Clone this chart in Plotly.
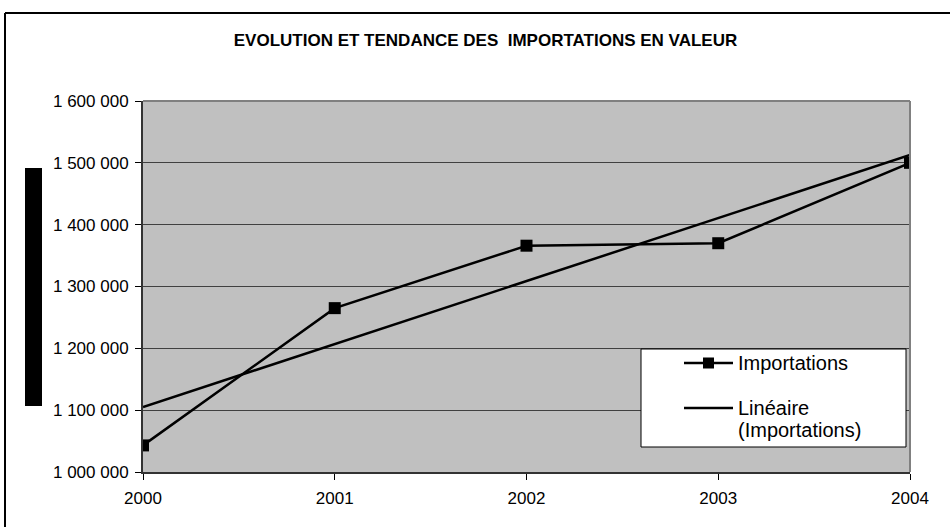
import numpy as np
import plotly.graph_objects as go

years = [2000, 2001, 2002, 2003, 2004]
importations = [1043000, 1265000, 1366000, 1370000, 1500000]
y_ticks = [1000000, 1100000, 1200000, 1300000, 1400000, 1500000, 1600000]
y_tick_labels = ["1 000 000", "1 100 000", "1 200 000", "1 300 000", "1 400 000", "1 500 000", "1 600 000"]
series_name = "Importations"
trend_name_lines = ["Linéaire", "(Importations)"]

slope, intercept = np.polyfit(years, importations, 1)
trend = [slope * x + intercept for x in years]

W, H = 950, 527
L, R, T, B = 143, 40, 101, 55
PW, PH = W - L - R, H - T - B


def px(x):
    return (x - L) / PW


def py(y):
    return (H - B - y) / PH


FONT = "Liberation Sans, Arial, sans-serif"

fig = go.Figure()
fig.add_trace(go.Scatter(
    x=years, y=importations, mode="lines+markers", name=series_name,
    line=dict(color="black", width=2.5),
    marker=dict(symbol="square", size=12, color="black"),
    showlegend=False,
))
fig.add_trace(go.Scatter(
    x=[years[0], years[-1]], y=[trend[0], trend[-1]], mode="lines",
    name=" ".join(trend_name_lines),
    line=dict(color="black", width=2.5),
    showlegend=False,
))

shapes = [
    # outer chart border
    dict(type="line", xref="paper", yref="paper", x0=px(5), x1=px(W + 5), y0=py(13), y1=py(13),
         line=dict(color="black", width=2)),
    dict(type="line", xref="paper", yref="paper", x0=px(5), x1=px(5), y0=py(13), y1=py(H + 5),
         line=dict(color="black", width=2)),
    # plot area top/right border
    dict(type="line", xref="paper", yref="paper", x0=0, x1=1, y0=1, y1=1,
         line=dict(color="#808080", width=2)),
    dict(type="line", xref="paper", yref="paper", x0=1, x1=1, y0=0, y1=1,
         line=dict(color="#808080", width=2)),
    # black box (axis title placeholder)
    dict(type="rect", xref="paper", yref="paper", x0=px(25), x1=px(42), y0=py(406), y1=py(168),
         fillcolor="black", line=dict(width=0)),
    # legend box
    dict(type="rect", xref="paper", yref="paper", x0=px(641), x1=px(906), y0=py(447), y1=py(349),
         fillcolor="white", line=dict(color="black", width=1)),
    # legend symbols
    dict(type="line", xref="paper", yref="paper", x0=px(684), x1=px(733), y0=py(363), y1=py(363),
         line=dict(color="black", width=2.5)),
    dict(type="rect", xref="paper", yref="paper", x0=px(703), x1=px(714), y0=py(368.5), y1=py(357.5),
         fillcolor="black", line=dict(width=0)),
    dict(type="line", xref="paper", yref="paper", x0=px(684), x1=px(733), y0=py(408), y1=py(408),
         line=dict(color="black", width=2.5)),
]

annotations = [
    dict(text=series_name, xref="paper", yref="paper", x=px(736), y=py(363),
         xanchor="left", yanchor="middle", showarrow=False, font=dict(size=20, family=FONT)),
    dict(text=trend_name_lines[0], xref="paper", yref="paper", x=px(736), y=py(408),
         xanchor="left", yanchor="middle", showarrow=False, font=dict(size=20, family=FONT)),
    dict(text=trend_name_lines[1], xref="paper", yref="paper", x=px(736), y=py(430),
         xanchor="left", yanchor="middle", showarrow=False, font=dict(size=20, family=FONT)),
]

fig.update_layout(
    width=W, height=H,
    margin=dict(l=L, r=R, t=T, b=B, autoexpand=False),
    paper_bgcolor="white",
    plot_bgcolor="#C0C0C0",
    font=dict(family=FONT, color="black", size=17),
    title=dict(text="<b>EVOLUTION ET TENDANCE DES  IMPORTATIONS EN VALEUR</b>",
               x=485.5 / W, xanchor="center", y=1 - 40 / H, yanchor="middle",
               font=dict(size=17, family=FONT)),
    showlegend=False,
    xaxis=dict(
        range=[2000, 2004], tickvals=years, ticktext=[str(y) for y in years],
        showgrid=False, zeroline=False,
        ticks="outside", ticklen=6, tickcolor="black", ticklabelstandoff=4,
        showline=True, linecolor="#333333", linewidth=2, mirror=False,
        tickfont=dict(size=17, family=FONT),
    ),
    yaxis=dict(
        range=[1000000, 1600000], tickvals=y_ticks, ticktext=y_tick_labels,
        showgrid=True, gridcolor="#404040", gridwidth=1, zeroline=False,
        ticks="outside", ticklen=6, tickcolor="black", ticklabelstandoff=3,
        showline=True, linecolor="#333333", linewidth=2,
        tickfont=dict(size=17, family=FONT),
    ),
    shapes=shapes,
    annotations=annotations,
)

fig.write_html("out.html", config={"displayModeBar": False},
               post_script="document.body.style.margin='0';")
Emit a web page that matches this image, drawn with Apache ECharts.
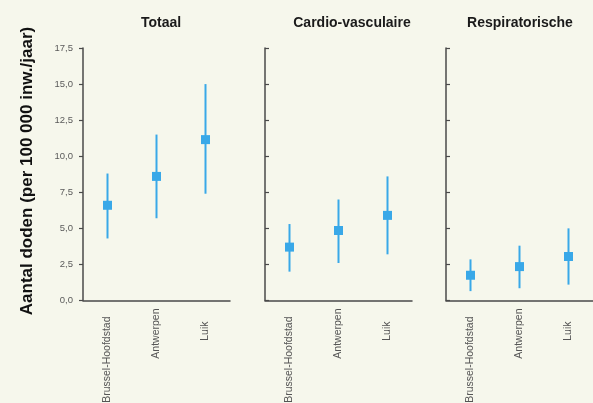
• • • •
Take the listing and print it again exactly, but without any pictures.

*Task answer*.
Clone this chart in Plotly.
import numpy as np
import plotly.graph_objects as go

years = [2000, 2001, 2002, 2003, 2004]
importations = [1043000, 1265000, 1366000, 1370000, 1500000]
y_ticks = [1000000, 1100000, 1200000, 1300000, 1400000, 1500000, 1600000]
y_tick_labels = ["1 000 000", "1 100 000", "1 200 000", "1 300 000", "1 400 000", "1 500 000", "1 600 000"]
series_name = "Importations"
trend_name_lines = ["Linéaire", "(Importations)"]

slope, intercept = np.polyfit(years, importations, 1)
trend = [slope * x + intercept for x in years]

W, H = 950, 527
L, R, T, B = 143, 40, 101, 55
PW, PH = W - L - R, H - T - B


def px(x):
    return (x - L) / PW


def py(y):
    return (H - B - y) / PH


FONT = "Liberation Sans, Arial, sans-serif"

fig = go.Figure()
fig.add_trace(go.Scatter(
    x=years, y=importations, mode="lines+markers", name=series_name,
    line=dict(color="black", width=2.5),
    marker=dict(symbol="square", size=12, color="black"),
    showlegend=False,
))
fig.add_trace(go.Scatter(
    x=[years[0], years[-1]], y=[trend[0], trend[-1]], mode="lines",
    name=" ".join(trend_name_lines),
    line=dict(color="black", width=2.5),
    showlegend=False,
))

shapes = [
    # outer chart border
    dict(type="line", xref="paper", yref="paper", x0=px(5), x1=px(W + 5), y0=py(13), y1=py(13),
         line=dict(color="black", width=2)),
    dict(type="line", xref="paper", yref="paper", x0=px(5), x1=px(5), y0=py(13), y1=py(H + 5),
         line=dict(color="black", width=2)),
    # plot area top/right border
    dict(type="line", xref="paper", yref="paper", x0=0, x1=1, y0=1, y1=1,
         line=dict(color="#808080", width=2)),
    dict(type="line", xref="paper", yref="paper", x0=1, x1=1, y0=0, y1=1,
         line=dict(color="#808080", width=2)),
    # black box (axis title placeholder)
    dict(type="rect", xref="paper", yref="paper", x0=px(25), x1=px(42), y0=py(406), y1=py(168),
         fillcolor="black", line=dict(width=0)),
    # legend box
    dict(type="rect", xref="paper", yref="paper", x0=px(641), x1=px(906), y0=py(447), y1=py(349),
         fillcolor="white", line=dict(color="black", width=1)),
    # legend symbols
    dict(type="line", xref="paper", yref="paper", x0=px(684), x1=px(733), y0=py(363), y1=py(363),
         line=dict(color="black", width=2.5)),
    dict(type="rect", xref="paper", yref="paper", x0=px(703), x1=px(714), y0=py(368.5), y1=py(357.5),
         fillcolor="black", line=dict(width=0)),
    dict(type="line", xref="paper", yref="paper", x0=px(684), x1=px(733), y0=py(408), y1=py(408),
         line=dict(color="black", width=2.5)),
]

annotations = [
    dict(text=series_name, xref="paper", yref="paper", x=px(736), y=py(363),
         xanchor="left", yanchor="middle", showarrow=False, font=dict(size=20, family=FONT)),
    dict(text=trend_name_lines[0], xref="paper", yref="paper", x=px(736), y=py(408),
         xanchor="left", yanchor="middle", showarrow=False, font=dict(size=20, family=FONT)),
    dict(text=trend_name_lines[1], xref="paper", yref="paper", x=px(736), y=py(430),
         xanchor="left", yanchor="middle", showarrow=False, font=dict(size=20, family=FONT)),
]

fig.update_layout(
    width=W, height=H,
    margin=dict(l=L, r=R, t=T, b=B, autoexpand=False),
    paper_bgcolor="white",
    plot_bgcolor="#C0C0C0",
    font=dict(family=FONT, color="black", size=17),
    title=dict(text="<b>EVOLUTION ET TENDANCE DES  IMPORTATIONS EN VALEUR</b>",
               x=485.5 / W, xanchor="center", y=1 - 40 / H, yanchor="middle",
               font=dict(size=17, family=FONT)),
    showlegend=False,
    xaxis=dict(
        range=[2000, 2004], tickvals=years, ticktext=[str(y) for y in years],
        showgrid=False, zeroline=False,
        ticks="outside", ticklen=6, tickcolor="black", ticklabelstandoff=4,
        showline=True, linecolor="#333333", linewidth=2, mirror=False,
        tickfont=dict(size=17, family=FONT),
    ),
    yaxis=dict(
        range=[1000000, 1600000], tickvals=y_ticks, ticktext=y_tick_labels,
        showgrid=True, gridcolor="#404040", gridwidth=1, zeroline=False,
        ticks="outside", ticklen=6, tickcolor="black", ticklabelstandoff=3,
        showline=True, linecolor="#333333", linewidth=2,
        tickfont=dict(size=17, family=FONT),
    ),
    shapes=shapes,
    annotations=annotations,
)

fig.write_html("out.html", config={"displayModeBar": False},
               post_script="document.body.style.margin='0';")
Emit a web page that matches this image, drawn with Apache ECharts.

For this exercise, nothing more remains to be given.